[Start]
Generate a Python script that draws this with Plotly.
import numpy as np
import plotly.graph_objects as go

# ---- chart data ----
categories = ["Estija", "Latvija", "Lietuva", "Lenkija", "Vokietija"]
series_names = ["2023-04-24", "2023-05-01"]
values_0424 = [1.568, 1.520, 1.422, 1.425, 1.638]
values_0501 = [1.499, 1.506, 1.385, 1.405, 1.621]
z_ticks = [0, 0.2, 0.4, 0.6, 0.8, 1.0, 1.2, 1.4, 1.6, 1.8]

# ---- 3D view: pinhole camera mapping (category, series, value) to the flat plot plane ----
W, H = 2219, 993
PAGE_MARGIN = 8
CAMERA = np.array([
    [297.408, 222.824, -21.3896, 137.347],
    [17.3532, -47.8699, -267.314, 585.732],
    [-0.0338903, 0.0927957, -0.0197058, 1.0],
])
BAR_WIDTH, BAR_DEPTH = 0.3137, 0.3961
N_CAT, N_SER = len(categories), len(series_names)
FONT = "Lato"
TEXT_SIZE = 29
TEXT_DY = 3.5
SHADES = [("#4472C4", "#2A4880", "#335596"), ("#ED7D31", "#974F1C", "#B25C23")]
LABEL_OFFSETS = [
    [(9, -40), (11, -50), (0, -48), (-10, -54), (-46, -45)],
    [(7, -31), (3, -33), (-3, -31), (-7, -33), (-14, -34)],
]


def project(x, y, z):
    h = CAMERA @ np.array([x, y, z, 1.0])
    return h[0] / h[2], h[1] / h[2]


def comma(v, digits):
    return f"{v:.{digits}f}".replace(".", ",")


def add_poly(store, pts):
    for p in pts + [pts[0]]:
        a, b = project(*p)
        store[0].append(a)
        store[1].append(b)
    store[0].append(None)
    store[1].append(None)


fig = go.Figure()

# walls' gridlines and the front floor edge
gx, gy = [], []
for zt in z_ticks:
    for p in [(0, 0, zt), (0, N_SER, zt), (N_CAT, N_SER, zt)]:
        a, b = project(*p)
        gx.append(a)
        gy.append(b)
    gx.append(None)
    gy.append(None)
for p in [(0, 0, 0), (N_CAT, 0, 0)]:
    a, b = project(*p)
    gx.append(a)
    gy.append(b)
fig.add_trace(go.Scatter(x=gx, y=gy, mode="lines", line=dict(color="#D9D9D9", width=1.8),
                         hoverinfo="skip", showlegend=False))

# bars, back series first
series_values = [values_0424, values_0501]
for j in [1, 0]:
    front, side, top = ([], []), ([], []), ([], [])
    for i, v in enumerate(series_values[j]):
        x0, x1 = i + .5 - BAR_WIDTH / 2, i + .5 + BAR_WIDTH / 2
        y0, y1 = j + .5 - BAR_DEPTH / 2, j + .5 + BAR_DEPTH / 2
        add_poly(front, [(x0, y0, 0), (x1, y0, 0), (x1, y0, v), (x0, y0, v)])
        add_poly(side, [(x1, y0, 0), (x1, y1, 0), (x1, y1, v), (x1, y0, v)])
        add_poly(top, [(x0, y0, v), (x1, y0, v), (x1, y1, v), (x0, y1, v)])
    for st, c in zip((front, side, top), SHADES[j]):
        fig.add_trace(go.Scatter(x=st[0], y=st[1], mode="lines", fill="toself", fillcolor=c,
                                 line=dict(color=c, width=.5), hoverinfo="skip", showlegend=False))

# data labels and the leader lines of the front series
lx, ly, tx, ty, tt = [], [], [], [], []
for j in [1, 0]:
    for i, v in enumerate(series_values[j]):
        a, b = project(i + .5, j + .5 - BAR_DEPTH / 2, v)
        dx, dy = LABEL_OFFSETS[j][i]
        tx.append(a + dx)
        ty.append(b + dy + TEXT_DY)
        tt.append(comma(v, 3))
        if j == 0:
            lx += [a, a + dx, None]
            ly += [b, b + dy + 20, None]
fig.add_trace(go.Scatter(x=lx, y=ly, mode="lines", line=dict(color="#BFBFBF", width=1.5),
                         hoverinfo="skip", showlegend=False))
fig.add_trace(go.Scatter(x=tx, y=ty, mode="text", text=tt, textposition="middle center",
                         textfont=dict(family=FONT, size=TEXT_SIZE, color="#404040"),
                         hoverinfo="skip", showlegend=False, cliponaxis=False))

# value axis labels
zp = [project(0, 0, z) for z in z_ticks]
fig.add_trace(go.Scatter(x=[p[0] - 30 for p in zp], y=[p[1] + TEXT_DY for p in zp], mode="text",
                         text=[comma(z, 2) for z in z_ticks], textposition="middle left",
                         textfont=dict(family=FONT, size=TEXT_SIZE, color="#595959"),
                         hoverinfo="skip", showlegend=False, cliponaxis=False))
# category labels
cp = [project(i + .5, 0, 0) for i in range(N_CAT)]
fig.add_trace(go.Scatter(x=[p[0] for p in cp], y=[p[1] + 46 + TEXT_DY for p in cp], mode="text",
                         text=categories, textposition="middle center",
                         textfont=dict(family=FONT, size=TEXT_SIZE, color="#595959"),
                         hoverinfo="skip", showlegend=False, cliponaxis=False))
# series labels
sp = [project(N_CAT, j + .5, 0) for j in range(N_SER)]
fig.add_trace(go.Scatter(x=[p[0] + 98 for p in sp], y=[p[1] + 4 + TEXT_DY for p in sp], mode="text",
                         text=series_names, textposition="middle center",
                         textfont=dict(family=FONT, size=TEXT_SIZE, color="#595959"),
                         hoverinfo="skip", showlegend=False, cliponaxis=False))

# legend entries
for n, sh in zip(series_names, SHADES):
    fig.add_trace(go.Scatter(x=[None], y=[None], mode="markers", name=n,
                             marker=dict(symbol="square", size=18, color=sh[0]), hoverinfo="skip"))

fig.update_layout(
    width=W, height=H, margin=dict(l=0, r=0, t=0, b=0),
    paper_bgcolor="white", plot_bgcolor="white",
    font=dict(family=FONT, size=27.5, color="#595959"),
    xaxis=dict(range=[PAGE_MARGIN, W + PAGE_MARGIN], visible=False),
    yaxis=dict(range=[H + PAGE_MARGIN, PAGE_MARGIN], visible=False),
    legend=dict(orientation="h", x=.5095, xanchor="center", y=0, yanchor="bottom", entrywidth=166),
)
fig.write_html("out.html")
[End]
Nothing should be changed: write out all of the data as is.

* _EXERCISE RESPONSE_:
Generate a Python script that draws this with Plotly.
import numpy as np
import plotly.graph_objects as go

# ---- chart data ----
categories = ["Estija", "Latvija", "Lietuva", "Lenkija", "Vokietija"]
series_names = ["2023-04-24", "2023-05-01"]
values_0424 = [1.568, 1.520, 1.422, 1.425, 1.638]
values_0501 = [1.499, 1.506, 1.385, 1.405, 1.621]
z_ticks = [0, 0.2, 0.4, 0.6, 0.8, 1.0, 1.2, 1.4, 1.6, 1.8]

# ---- 3D view: pinhole camera mapping (category, series, value) to the flat plot plane ----
W, H = 2219, 993
PAGE_MARGIN = 8
CAMERA = np.array([
    [297.408, 222.824, -21.3896, 137.347],
    [17.3532, -47.8699, -267.314, 585.732],
    [-0.0338903, 0.0927957, -0.0197058, 1.0],
])
BAR_WIDTH, BAR_DEPTH = 0.3137, 0.3961
N_CAT, N_SER = len(categories), len(series_names)
FONT = "Lato"
TEXT_SIZE = 29
TEXT_DY = 3.5
SHADES = [("#4472C4", "#2A4880", "#335596"), ("#ED7D31", "#974F1C", "#B25C23")]
LABEL_OFFSETS = [
    [(9, -40), (11, -50), (0, -48), (-10, -54), (-46, -45)],
    [(7, -31), (3, -33), (-3, -31), (-7, -33), (-14, -34)],
]


def project(x, y, z):
    h = CAMERA @ np.array([x, y, z, 1.0])
    return h[0] / h[2], h[1] / h[2]


def comma(v, digits):
    return f"{v:.{digits}f}".replace(".", ",")


def add_poly(store, pts):
    for p in pts + [pts[0]]:
        a, b = project(*p)
        store[0].append(a)
        store[1].append(b)
    store[0].append(None)
    store[1].append(None)


fig = go.Figure()

# walls' gridlines and the front floor edge
gx, gy = [], []
for zt in z_ticks:
    for p in [(0, 0, zt), (0, N_SER, zt), (N_CAT, N_SER, zt)]:
        a, b = project(*p)
        gx.append(a)
        gy.append(b)
    gx.append(None)
    gy.append(None)
for p in [(0, 0, 0), (N_CAT, 0, 0)]:
    a, b = project(*p)
    gx.append(a)
    gy.append(b)
fig.add_trace(go.Scatter(x=gx, y=gy, mode="lines", line=dict(color="#D9D9D9", width=1.8),
                         hoverinfo="skip", showlegend=False))

# bars, back series first
series_values = [values_0424, values_0501]
for j in [1, 0]:
    front, side, top = ([], []), ([], []), ([], [])
    for i, v in enumerate(series_values[j]):
        x0, x1 = i + .5 - BAR_WIDTH / 2, i + .5 + BAR_WIDTH / 2
        y0, y1 = j + .5 - BAR_DEPTH / 2, j + .5 + BAR_DEPTH / 2
        add_poly(front, [(x0, y0, 0), (x1, y0, 0), (x1, y0, v), (x0, y0, v)])
        add_poly(side, [(x1, y0, 0), (x1, y1, 0), (x1, y1, v), (x1, y0, v)])
        add_poly(top, [(x0, y0, v), (x1, y0, v), (x1, y1, v), (x0, y1, v)])
    for st, c in zip((front, side, top), SHADES[j]):
        fig.add_trace(go.Scatter(x=st[0], y=st[1], mode="lines", fill="toself", fillcolor=c,
                                 line=dict(color=c, width=.5), hoverinfo="skip", showlegend=False))

# data labels and the leader lines of the front series
lx, ly, tx, ty, tt = [], [], [], [], []
for j in [1, 0]:
    for i, v in enumerate(series_values[j]):
        a, b = project(i + .5, j + .5 - BAR_DEPTH / 2, v)
        dx, dy = LABEL_OFFSETS[j][i]
        tx.append(a + dx)
        ty.append(b + dy + TEXT_DY)
        tt.append(comma(v, 3))
        if j == 0:
            lx += [a, a + dx, None]
            ly += [b, b + dy + 20, None]
fig.add_trace(go.Scatter(x=lx, y=ly, mode="lines", line=dict(color="#BFBFBF", width=1.5),
                         hoverinfo="skip", showlegend=False))
fig.add_trace(go.Scatter(x=tx, y=ty, mode="text", text=tt, textposition="middle center",
                         textfont=dict(family=FONT, size=TEXT_SIZE, color="#404040"),
                         hoverinfo="skip", showlegend=False, cliponaxis=False))

# value axis labels
zp = [project(0, 0, z) for z in z_ticks]
fig.add_trace(go.Scatter(x=[p[0] - 30 for p in zp], y=[p[1] + TEXT_DY for p in zp], mode="text",
                         text=[comma(z, 2) for z in z_ticks], textposition="middle left",
                         textfont=dict(family=FONT, size=TEXT_SIZE, color="#595959"),
                         hoverinfo="skip", showlegend=False, cliponaxis=False))
# category labels
cp = [project(i + .5, 0, 0) for i in range(N_CAT)]
fig.add_trace(go.Scatter(x=[p[0] for p in cp], y=[p[1] + 46 + TEXT_DY for p in cp], mode="text",
                         text=categories, textposition="middle center",
                         textfont=dict(family=FONT, size=TEXT_SIZE, color="#595959"),
                         hoverinfo="skip", showlegend=False, cliponaxis=False))
# series labels
sp = [project(N_CAT, j + .5, 0) for j in range(N_SER)]
fig.add_trace(go.Scatter(x=[p[0] + 98 for p in sp], y=[p[1] + 4 + TEXT_DY for p in sp], mode="text",
                         text=series_names, textposition="middle center",
                         textfont=dict(family=FONT, size=TEXT_SIZE, color="#595959"),
                         hoverinfo="skip", showlegend=False, cliponaxis=False))

# legend entries
for n, sh in zip(series_names, SHADES):
    fig.add_trace(go.Scatter(x=[None], y=[None], mode="markers", name=n,
                             marker=dict(symbol="square", size=18, color=sh[0]), hoverinfo="skip"))

fig.update_layout(
    width=W, height=H, margin=dict(l=0, r=0, t=0, b=0),
    paper_bgcolor="white", plot_bgcolor="white",
    font=dict(family=FONT, size=27.5, color="#595959"),
    xaxis=dict(range=[PAGE_MARGIN, W + PAGE_MARGIN], visible=False),
    yaxis=dict(range=[H + PAGE_MARGIN, PAGE_MARGIN], visible=False),
    legend=dict(orientation="h", x=.5095, xanchor="center", y=0, yanchor="bottom", entrywidth=166),
)
fig.write_html("out.html")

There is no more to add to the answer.